## [Set task]
Reproduce the listing below word for word, with no pictures.
━━ Records provided
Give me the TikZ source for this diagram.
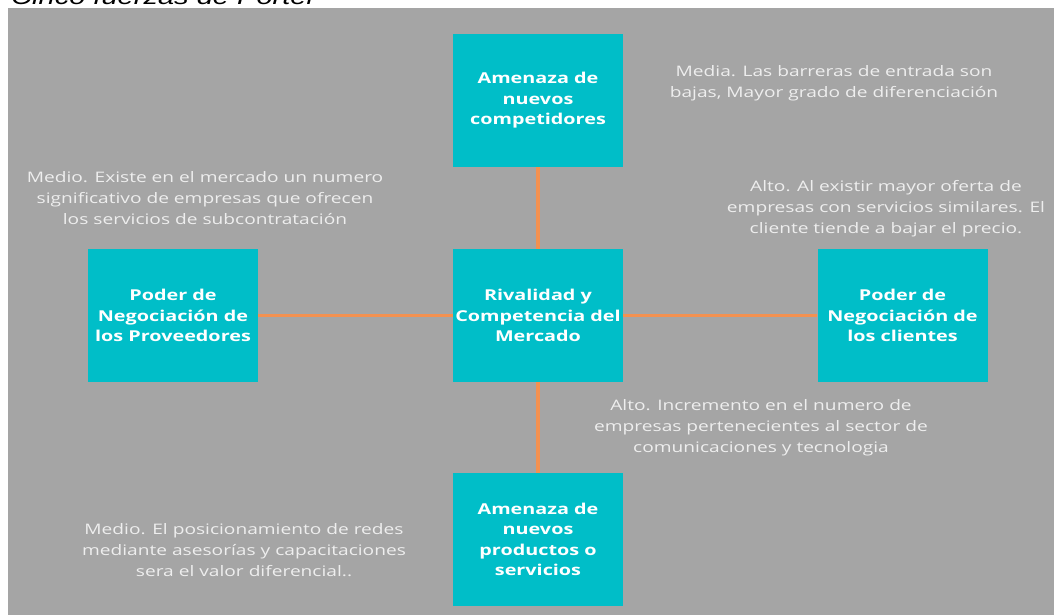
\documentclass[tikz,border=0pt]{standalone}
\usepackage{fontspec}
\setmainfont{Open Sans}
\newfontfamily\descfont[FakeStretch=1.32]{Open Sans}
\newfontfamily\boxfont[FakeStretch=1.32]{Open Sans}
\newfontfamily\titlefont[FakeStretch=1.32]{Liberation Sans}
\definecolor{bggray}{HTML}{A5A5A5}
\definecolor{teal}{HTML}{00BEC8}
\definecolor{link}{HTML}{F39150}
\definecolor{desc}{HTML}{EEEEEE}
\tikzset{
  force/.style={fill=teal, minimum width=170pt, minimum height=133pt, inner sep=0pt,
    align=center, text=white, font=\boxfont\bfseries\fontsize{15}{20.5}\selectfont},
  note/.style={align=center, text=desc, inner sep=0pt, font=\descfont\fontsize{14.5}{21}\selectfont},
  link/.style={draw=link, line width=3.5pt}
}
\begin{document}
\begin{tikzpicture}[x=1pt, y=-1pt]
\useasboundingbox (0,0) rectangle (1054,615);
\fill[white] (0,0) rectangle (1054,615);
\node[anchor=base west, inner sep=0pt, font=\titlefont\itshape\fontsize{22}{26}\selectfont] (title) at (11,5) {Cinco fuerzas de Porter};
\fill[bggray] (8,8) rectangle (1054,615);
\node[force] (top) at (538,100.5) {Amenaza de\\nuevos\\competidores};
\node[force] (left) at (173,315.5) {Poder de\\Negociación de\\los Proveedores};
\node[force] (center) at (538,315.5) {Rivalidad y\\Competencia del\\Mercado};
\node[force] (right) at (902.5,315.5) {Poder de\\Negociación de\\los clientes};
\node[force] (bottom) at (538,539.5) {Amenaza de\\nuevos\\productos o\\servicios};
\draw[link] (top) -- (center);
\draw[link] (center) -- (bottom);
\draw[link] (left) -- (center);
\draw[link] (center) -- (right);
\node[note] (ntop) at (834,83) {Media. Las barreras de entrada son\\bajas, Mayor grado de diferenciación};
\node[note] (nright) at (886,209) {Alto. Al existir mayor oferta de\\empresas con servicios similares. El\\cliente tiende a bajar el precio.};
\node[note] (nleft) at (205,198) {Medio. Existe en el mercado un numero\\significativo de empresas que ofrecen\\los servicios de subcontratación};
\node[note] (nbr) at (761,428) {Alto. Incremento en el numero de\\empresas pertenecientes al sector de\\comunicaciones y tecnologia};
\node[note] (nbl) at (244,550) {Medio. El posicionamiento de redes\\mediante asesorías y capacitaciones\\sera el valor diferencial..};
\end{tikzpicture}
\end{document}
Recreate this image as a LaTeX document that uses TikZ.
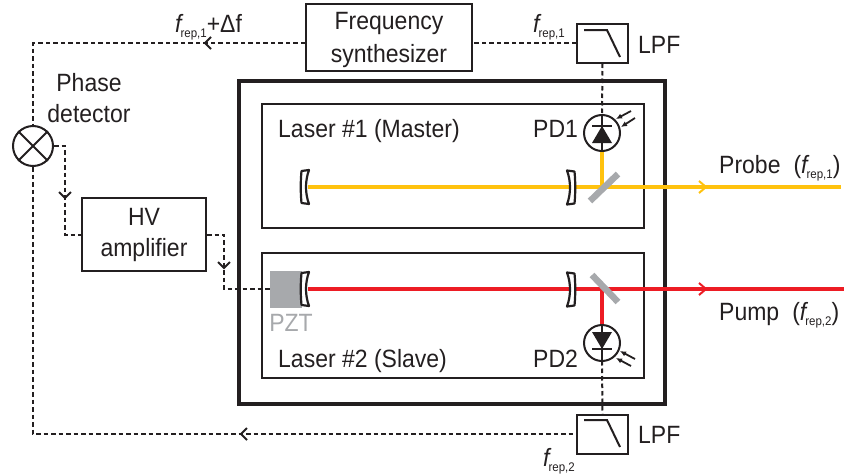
━━━━
## [Response for this exercise]
Give me the TikZ source for this diagram.
\documentclass[tikz,border=0pt]{standalone}
\usepackage{fontspec}
\setmainfont{Open Sans}
\newfontfamily\descfont[FakeStretch=1.32]{Open Sans}
\newfontfamily\boxfont[FakeStretch=1.32]{Open Sans}
\newfontfamily\titlefont[FakeStretch=1.32]{Liberation Sans}
\definecolor{bggray}{HTML}{A5A5A5}
\definecolor{teal}{HTML}{00BEC8}
\definecolor{link}{HTML}{F39150}
\definecolor{desc}{HTML}{EEEEEE}
\tikzset{
  force/.style={fill=teal, minimum width=170pt, minimum height=133pt, inner sep=0pt,
    align=center, text=white, font=\boxfont\bfseries\fontsize{15}{20.5}\selectfont},
  note/.style={align=center, text=desc, inner sep=0pt, font=\descfont\fontsize{14.5}{21}\selectfont},
  link/.style={draw=link, line width=3.5pt}
}
\begin{document}
\begin{tikzpicture}[x=1pt, y=-1pt]
\useasboundingbox (0,0) rectangle (1054,615);
\fill[white] (0,0) rectangle (1054,615);
\node[anchor=base west, inner sep=0pt, font=\titlefont\itshape\fontsize{22}{26}\selectfont] (title) at (11,5) {Cinco fuerzas de Porter};
\fill[bggray] (8,8) rectangle (1054,615);
\node[force] (top) at (538,100.5) {Amenaza de\\nuevos\\competidores};
\node[force] (left) at (173,315.5) {Poder de\\Negociación de\\los Proveedores};
\node[force] (center) at (538,315.5) {Rivalidad y\\Competencia del\\Mercado};
\node[force] (right) at (902.5,315.5) {Poder de\\Negociación de\\los clientes};
\node[force] (bottom) at (538,539.5) {Amenaza de\\nuevos\\productos o\\servicios};
\draw[link] (top) -- (center);
\draw[link] (center) -- (bottom);
\draw[link] (left) -- (center);
\draw[link] (center) -- (right);
\node[note] (ntop) at (834,83) {Media. Las barreras de entrada son\\bajas, Mayor grado de diferenciación};
\node[note] (nright) at (886,209) {Alto. Al existir mayor oferta de\\empresas con servicios similares. El\\cliente tiende a bajar el precio.};
\node[note] (nleft) at (205,198) {Medio. Existe en el mercado un numero\\significativo de empresas que ofrecen\\los servicios de subcontratación};
\node[note] (nbr) at (761,428) {Alto. Incremento en el numero de\\empresas pertenecientes al sector de\\comunicaciones y tecnologia};
\node[note] (nbl) at (244,550) {Medio. El posicionamiento de redes\\mediante asesorías y capacitaciones\\sera el valor diferencial..};
\end{tikzpicture}
\end{document}
Recreate this image as a LaTeX document that uses TikZ.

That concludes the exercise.